In July 2023, we began a series of articles about the upcoming year of elections, to be held in 2024. Among the key emerging market elections we identified those in Taiwan, Russia and India as the most relevant ones. While the Taiwanese elections were clearly at the forefront of public attention, given the escalating tension in the Taiwan Strait as a exemplification of the Cold War II between the US and China, few people thought that the Russian election deserved any attention. “We already know who’s going to win, right?” was the typical objection. We took a radically different view. 

As V-Dem authoritatively states, there are four classified forms of government: liberal democracies (e.g. the UK), where elections are held, the press is free and the judiciary independent; electoral democracies (e.g. Turkey), in which elections are held, but the judiciary and the press are not free and independent; electoral autocracies (e.g. Russia), in which decisions are made by a restricted group of people that only formally is legitimised by non-free elections; and closed autocracies (e.g. China), in which elections are not held and decisions are made by a very restricted number of people who operate in a system in which powers are not divided and there is no freedom of information. 

In electoral autocracies such as Russia, elections are still a very important moment to watch, even if the result is known a-priori. They worth being scrutinised to ascertain: (a) the turnout: 50% is different from 90%, and tells a lot about the legitimacy of the autocrat; (b) the number of contenders: how many people dare to defy the incumbent autocrat? Are they real opposition leaders, or simply puppet candidates that are running only mask the charade? (c) the actual result: does the autocrat win with a plebiscite (90-95%) or with a lower majority? (d) regularity of the electoral process: how many “tricks” (incarcerations – or worse – of opposition leaders; electoral fraud; etc.), does the autocrat need to pull out in order to obtain the intended outcome? So, there is a lot of information that can be gathered about the state of an electoral autocracy from the election moment, even if the result is known ex-ante

In the specific case of Russia, it is known that Vladimir Putin will win the election. With the change in constitution he imposed to the Duma, which was later “legitimised” by a popular vote, this will allow him to remain in power for six more years, and then for another six years if he gets re-elected in 2030. Ahead of the March 15-17th presidential election, it was still unclear how many people would run against him, and whether they will be real opposition leaders. With the death of Alexei Navalny, we now know that there won’t be any real challenge to Putin’s regime. 
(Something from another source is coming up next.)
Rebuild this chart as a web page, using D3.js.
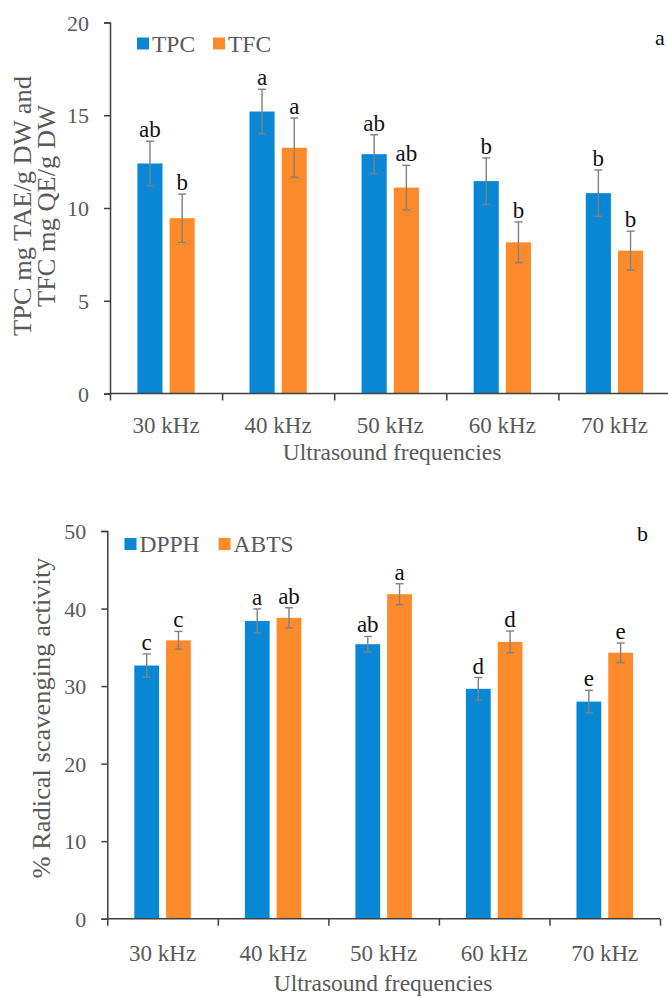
<!DOCTYPE html>
<html>
<head>
<meta charset="utf-8">
<script src="https://cdn.jsdelivr.net/npm/d3@7"></script>
<style>
  html, body { margin: 0; padding: 0; background: #fff; }
  svg { display: block; }
  text { font-family: "Liberation Serif", "Times New Roman", serif; }
</style>
</head>
<body>
<svg id="chart" width="668" height="998"></svg>
<script>
// Shared categories
const frequencies = ["30 kHz", "40 kHz", "50 kHz", "60 kHz", "70 kHz"];

// Panel a: phenolic and flavonoid content
const phenolSeries = ["TPC", "TFC"];
const tpcValues = [12.4, 15.2, 12.9, 11.45, 10.8];
const tpcErrors = [1.2, 1.2, 1.05, 1.25, 1.25];
const tpcLetters = ["ab", "a", "ab", "b", "b"];
const tfcValues = [9.45, 13.25, 11.1, 8.15, 7.7];
const tfcErrors = [1.3, 1.6, 1.2, 1.1, 1.05];
const tfcLetters = ["b", "a", "ab", "b", "b"];
const phenolTicks = [0, 5, 10, 15, 20];

// Panel b: radical scavenging activity
const radicalSeries = ["DPPH", "ABTS"];
const dpphValues = [32.65, 38.4, 35.4, 29.65, 28.0];
const dpphErrors = [1.5, 1.55, 1.0, 1.45, 1.45];
const dpphLetters = ["c", "a", "ab", "d", "e"];
const abtsValues = [35.9, 38.8, 41.85, 35.7, 34.3];
const abtsErrors = [1.15, 1.3, 1.35, 1.4, 1.25];
const abtsLetters = ["c", "ab", "a", "d", "e"];
const radicalTicks = [0, 10, 20, 30, 40, 50];

const colors = ["#0787d4", "#fd8b2b"];
const grayText = "#595959";
const axisColor = "#404040";
const errColor = "#808080";

const svg = d3.select("#chart");

function drawPanel(cfg) {
  const g = svg.append("g");
  const x = d3.scaleBand().domain(frequencies).range([cfg.left, cfg.right]).padding(0);
  const xs = d3.scaleBand().domain(cfg.series).range([0, x.step()])
    .paddingInner(0.22).paddingOuter(0.85);
  const y = d3.scaleLinear().domain([0, cfg.max]).range([cfg.bottom, cfg.top]);

  const rows = [];
  frequencies.forEach((f, i) => {
    cfg.series.forEach((s, j) => {
      rows.push({ f, s, j, v: cfg.values[j][i], e: cfg.errors[j][i], lab: cfg.letters[j][i] });
    });
  });

  // Bars
  g.selectAll("rect.bar").data(rows).join("rect")
    .attr("class", "bar")
    .attr("x", d => x(d.f) + xs(d.s))
    .attr("width", xs.bandwidth())
    .attr("y", d => y(d.v))
    .attr("height", d => y(0) - y(d.v))
    .attr("fill", d => colors[d.j]);

  // Error bars
  const cx = d => x(d.f) + xs(d.s) + xs.bandwidth() / 2;
  const eb = g.selectAll("g.err").data(rows).join("g").attr("class", "err")
    .attr("stroke", errColor).attr("stroke-width", 1.4);
  eb.append("line").attr("x1", cx).attr("x2", cx)
    .attr("y1", d => y(d.v + d.e)).attr("y2", d => y(d.v - d.e));
  eb.append("line").attr("x1", d => cx(d) - 4).attr("x2", d => cx(d) + 4)
    .attr("y1", d => y(d.v + d.e)).attr("y2", d => y(d.v + d.e));
  eb.append("line").attr("x1", d => cx(d) - 4).attr("x2", d => cx(d) + 4)
    .attr("y1", d => y(d.v - d.e)).attr("y2", d => y(d.v - d.e));

  // Significance letters
  g.selectAll("text.sig").data(rows).join("text")
    .attr("class", "sig")
    .attr("x", cx)
    .attr("y", d => y(d.v + d.e) - 4)
    .attr("text-anchor", "middle")
    .attr("font-size", 23)
    .attr("fill", "#111")
    .text(d => d.lab);

  // Y axis
  const yAxis = g.append("g").attr("transform", `translate(${cfg.left},0)`)
    .call(d3.axisLeft(y).tickValues(cfg.ticks).tickSize(6).tickPadding(15).tickFormat(d3.format("d")));
  yAxis.selectAll("path, line").attr("stroke", axisColor).attr("stroke-width", 1.5);
  yAxis.selectAll("text").attr("font-size", 22).attr("fill", grayText)
    .attr("font-family", "Liberation Serif, serif").attr("dy", "0.35em");

  // X axis: tick marks at category boundaries, labels at category centres
  const xb = d3.scaleLinear().domain([0, frequencies.length]).range([cfg.left, cfg.right]);
  const xTicks = g.append("g").attr("transform", `translate(0,${cfg.bottom})`)
    .call(d3.axisBottom(xb).tickValues(d3.range(frequencies.length + 1)).tickSize(7).tickFormat(""));
  xTicks.selectAll("path, line").attr("stroke", axisColor).attr("stroke-width", 1.5);
  xTicks.select("path.domain").attr("d", `M${cfg.left},0H${cfg.right}`);

  const xLabels = g.append("g").attr("transform", `translate(0,${cfg.bottom})`)
    .call(d3.axisBottom(x).tickSize(0).tickPadding(cfg.labelPad));
  xLabels.select("path.domain").remove();
  xLabels.selectAll("text").attr("font-size", 23).attr("fill", grayText)
    .attr("font-family", "Liberation Serif, serif");

  // X title
  g.append("text")
    .attr("x", cfg.xTitleX).attr("y", cfg.xTitleY)
    .attr("text-anchor", "middle").attr("font-size", 23.5).attr("fill", grayText)
    .text("Ultrasound frequencies");

  // Y title (slightly elongated along its reading direction)
  const yt = g.append("text")
    .attr("transform", `translate(0,${cfg.yTitleCenter}) scale(1,1.08) rotate(-90)`)
    .attr("text-anchor", "middle").attr("font-size", 24.5).attr("fill", grayText);
  cfg.yTitle.forEach((line, i) => {
    yt.append("tspan").attr("x", 0).attr("y", cfg.yTitleX[i]).text(line);
  });

  // Legend
  const lg = g.append("g");
  cfg.series.forEach((s, j) => {
    lg.append("rect")
      .attr("x", cfg.legendX[j]).attr("y", cfg.legendY - 6)
      .attr("width", 12).attr("height", 12).attr("fill", colors[j]);
    lg.append("text")
      .attr("x", cfg.legendX[j] + 15).attr("y", cfg.legendY + 8)
      .attr("font-size", 23.5).attr("fill", grayText).text(s);
  });

  // Panel letter
  g.append("text").attr("x", cfg.panelX).attr("y", cfg.panelY)
    .attr("font-size", 22).attr("fill", "#111").text(cfg.panel);
}

drawPanel({
  series: phenolSeries,
  values: [tpcValues, tfcValues],
  errors: [tpcErrors, tfcErrors],
  letters: [tpcLetters, tfcLetters],
  ticks: phenolTicks,
  max: 20,
  left: 110, right: 670.5, top: 22.5, bottom: 393.5,
  labelPad: 23,
  xTitleX: 392, xTitleY: 460,
  yTitle: ["TPC mg TAE/g DW and", "TFC mg QE/g DW"],
  yTitleX: [31, 55], yTitleCenter: 206,
  legendX: [137, 213], legendY: 43.5,
  panel: "a", panelX: 655, panelY: 45
});

drawPanel({
  series: radicalSeries,
  values: [dpphValues, abtsValues],
  errors: [dpphErrors, abtsErrors],
  letters: [dpphLetters, abtsLetters],
  ticks: radicalTicks,
  max: 50,
  left: 107.3, right: 660, top: 531, bottom: 918.7,
  labelPad: 26,
  xTitleX: 383, xTitleY: 991,
  yTitle: ["% Radical scavenging activity"],
  yTitleX: [50], yTitleCenter: 718,
  legendX: [124.5, 218.5], legendY: 544,
  panel: "b", panelX: 637, panelY: 541
});
</script>
</body>
</html>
Navalny was a courageous leader who wanted to put an end to Putin’s autocratic rule. As such, he was already a victim of an attempted poisoning in August 2020, which he survived thanks to the healthcare he received in Germany. But in our opinion, he may have made a miscalculation. He thought that Putin was reaching the end of his road, and that the war in Ukraine would be the classic last straw that broke the camel’s back. As such, he decided to return to Russia where he was sure he would be incarcerated (in electoral autocracies, the judiciary is not independent from the executive power), given the number of trials awaiting him. 

He probably thought that this was a necessary step to become the next Russian leader, once Putin’s regime had collapsed. He probably had in mind the examples of Nelson Mandela, who spent his life in prison before being elected president when the apartheid was abolished in South Africa. And to some extent also the example of Deng Xiao Ping, who had been exiled by Mao during the Cultural Revolution, before returning as supreme leader when Mao’s generation of leaders disappeared. Obviously, things have turned out to be different in Navalny’s case.

Navalny’s death clearly shows that Putin’s grip on power in Russia is solid and unchallenged. But to some extent it also shows the fragility of the regime, which did not want to take any chance of allowing Navalny (or anybody else from his movement) to run against Putin, and start the coalescing a politically organised opposition movement.